Ellis v. Allstate Insurance
This text of 97 A.D.2d 970 (Ellis v. Allstate Insurance) is published on Counsel Stack Legal Research, covering Appellate Division of the Supreme Court of the State of New York primary law. Counsel Stack provides free access to over 12 million legal documents including statutes, case law, regulations, and constitutions.
Opinion
Judgment unanimously reversed, on the law, with costs, and new trial granted. Memorandum: The hearsay statement of Chedorloamer Sotero was not admissible as an admission against interest, because it was not established that the declarant was unavailable or that when the declarant made the statement he knew it was against his interest (People v Maerling, 46 NY2d 289, 298).
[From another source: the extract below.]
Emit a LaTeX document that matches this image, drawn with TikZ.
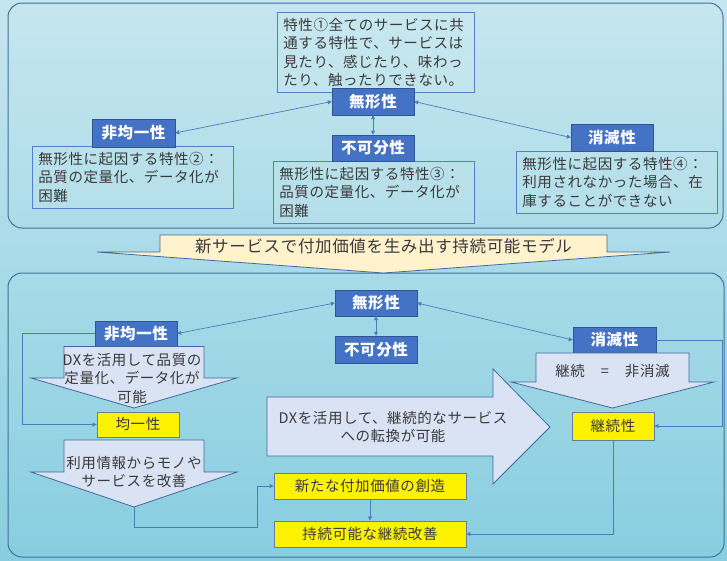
\documentclass[tikz,border=0pt]{standalone}
\usepackage{fontspec}
\setmainfont[LetterSpace=4]{Noto Sans CJK JP}
\usetikzlibrary{arrows.meta}

\definecolor{bgtop}{HTML}{C6E6EF}
\definecolor{bgbottom}{HTML}{88CEE0}
\definecolor{panelblue}{HTML}{41719C}
\definecolor{hdrblue}{HTML}{4472C4}
\definecolor{hdrline}{HTML}{2F5597}
\definecolor{boxline}{HTML}{4F81C7}
\definecolor{txtgray}{HTML}{3A3A3A}
\definecolor{arrfill}{HTML}{DAE3F3}
\definecolor{arrline}{HTML}{41699F}
\definecolor{bannerfill}{HTML}{FFF2CC}
\definecolor{yline}{HTML}{5F7FA6}
\definecolor{linkblue}{HTML}{4A7EBB}

\begin{document}
\begin{tikzpicture}[x=1pt,y=-1pt,
  panel/.style={draw=panelblue,line width=1pt,rounded corners=14pt},
  hdr/.style={draw=hdrline,fill=hdrblue,text=white,font=\fontsize{15.5}{18}\selectfont\bfseries,
    minimum width=82pt,minimum height=27pt,inner sep=0pt},
  txtbox/.style={draw=boxline,line width=0.8pt,fill=white,fill opacity=0.08,text opacity=1,text=txtgray,
    font=\fontsize{14.5}{18.5}\selectfont,align=left,anchor=north west,
    inner xsep=6pt,inner ysep=5pt,text width=189pt,minimum height=62pt},
  ybox/.style={draw=yline,line width=0.8pt,fill=yellow,text=txtgray,font=\fontsize{14.5}{18}\selectfont,
    minimum width=82pt,minimum height=26pt,inner sep=0pt},
  fatarrow/.style={draw=arrline,fill=arrfill,line width=0.8pt,line join=miter},
  body/.style={text=txtgray,font=\fontsize{14.5}{18.5}\selectfont,align=center,inner sep=0pt},
  link/.style={draw=linkblue,line width=0.7pt,-{Triangle[length=4pt,width=4pt]}},
  dbl/.style={link,{Triangle[length=4pt,width=4pt]}-{Triangle[length=4pt,width=4pt]}}
]

% #1 style, #2 x, #3 top, #4 shoulder, #5 tip, #6 half shaft, #7 half head, #8 tip name
\newcommand{\fatdown}[8]{%
  \draw [#1] (#2-#6,#3) -- (#2+#6,#3) -- (#2+#6,#4) -- (#2+#7,#4) -- (#2,#5)
    -- (#2-#7,#4) -- (#2-#6,#4) -- cycle;
  \coordinate (#8) at (#2,#5);
}

\useasboundingbox (0,0) rectangle (727,560);
\shade [top color=bgtop,bottom color=bgbottom] (0,0) rectangle (727,560);

% panels
\draw [panel] (8,3) rectangle (723,228);
\draw [panel] (8,273) rectangle (724,557);

% top: characteristics
\node [txtbox,text width=185pt,minimum height=80pt] (feat1) at (277,12)
  {特性①全てのサービスに共\\通する特性で、サービスは\\見たり、感じたり、味わっ\\たり、触ったりできない。};
\node [txtbox] (hik1b) at (32,146) {無形性に起因する特性②：\\品質の定量化、データ化が\\困難};
\node [txtbox] (fkb1b) at (273,161) {無形性に起因する特性③：\\品質の定量化、データ化が\\困難};
\node [txtbox] (shm1b) at (516,151) {無形性に起因する特性④：\\利用されなかった場合、在\\庫することができない};

\node [hdr] (hmk1) at (373,101.5) {無形性};
\node [hdr,minimum height=26pt] (fkb1) at (373,148) {不可分性};
\node [hdr,minimum width=83pt,minimum height=28pt] (hik1) at (133.5,133) {非均一性};
\node [hdr] (shm1) at (612,137.5) {消滅性};

\draw [dbl] (hmk1.west) -- (hik1.east);
\draw [dbl] (hmk1.east) -- (shm1.west);
\draw [dbl] (hmk1.south) -- (fkb1.north);

% banner
\fatdown{fatarrow,fill=bannerfill}{383.5}{235}{252}{273}{223.5}{286.5}{bantip}
\node [body,font=\fontsize{16.5}{20}\selectfont] (banner) at (383.5,246)
  {新サービスで付加価値を生み出す持続可能モデル};

% bottom: headers
\node [hdr,minimum height=26pt] (hmk2) at (376,303) {無形性};
\node [hdr] (fkb2) at (376,349.5) {不可分性};
\node [hdr,minimum height=25pt] (hik2) at (136,333.5) {非均一性};
\node [hdr,minimum width=83pt,minimum height=26pt] (shm2) at (614.5,340) {消滅性};

\draw [dbl] (hmk2.west) -- (hik2.east);
\draw [dbl] (hmk2.east) -- (shm2.west);
\draw [dbl] (hmk2.south) -- (fkb2.north);

% left column
\fatdown{fatarrow}{134}{346.5}{378}{408}{70}{103}{tipA}
\node [body] (dxq) at (132,378) {DXを活用して品質の\\定量化、データ化が\\可能};
\node [ybox,minimum height=25pt] (kin) at (138,424.5) {均一性};
\fatdown{fatarrow}{134}{440}{472}{507}{70}{103}{tipB}
\node [body] (use) at (134,472) {利用情報からモノや\\サービスを改善};

% centre
\draw [fatarrow] (267,397) -- (493,397) -- (493,369) -- (550,427) -- (493,484)
  -- (493,456) -- (267,456) -- cycle;
\node [body] (dxs) at (393,427) {DXを活用して、継続的なサービス\\への転換が可能};
\node [ybox,minimum width=192pt] (sin) at (370,486) {新たな付加価値の創造};
\node [ybox,minimum width=192pt] (jzk) at (370,534) {持続可能な継続改善};

% right column
\fatdown{fatarrow}{612.5}{353}{382}{408}{76.5}{101.5}{tipC}
\node [body] (eq) at (612.5,371) {継続\hspace{16pt}=\hspace{16pt}非消滅};
\node [ybox,minimum height=28pt] (kes) at (613,426) {継続性};

% loops
\coordinate (bendB) at (257,527);
\draw [link] (hik2.west) -- ++(-72,0) |- (kin.west);
\draw [link] (tipB) |- (bendB) |- (sin.west);
\draw [link] (sin.south) -- (jzk.north);
\draw [link] (shm2.east) -- ++(66,0) |- (kes.east);
\draw [link] (kes.south) |- (jzk.east);

\end{tikzpicture}
\end{document}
While the statement would be admissible as an admission by a party if offered against Sotero (Gangi v Fradus, 227 NY 452; Reed v McCord, 160 NY 330, 341; Rosario v New York City Tr. Auth., 73 AD2d 912), the statement was not admissible against a coparty (4 Wigmore, Evidence [3d ed], § 1076; Richardson, Evidence [10th ed], § 232). Thus, defendant Allstate could not offer Sotero’s hearsay statement as evidence against Ellis. We note that this hearsay statement was virtually the only evidence supporting Allstate’s position that the firing of the BB gun was intentional rather than accidental. Therefore, there must be a new trial. (Appeal from judgment of Supreme Court, Erie County, Sedita, J. — declaratory judgment). Present — Hancock, Jr., J. P., Doerr, Denman, Moule and Schnepp, JJ.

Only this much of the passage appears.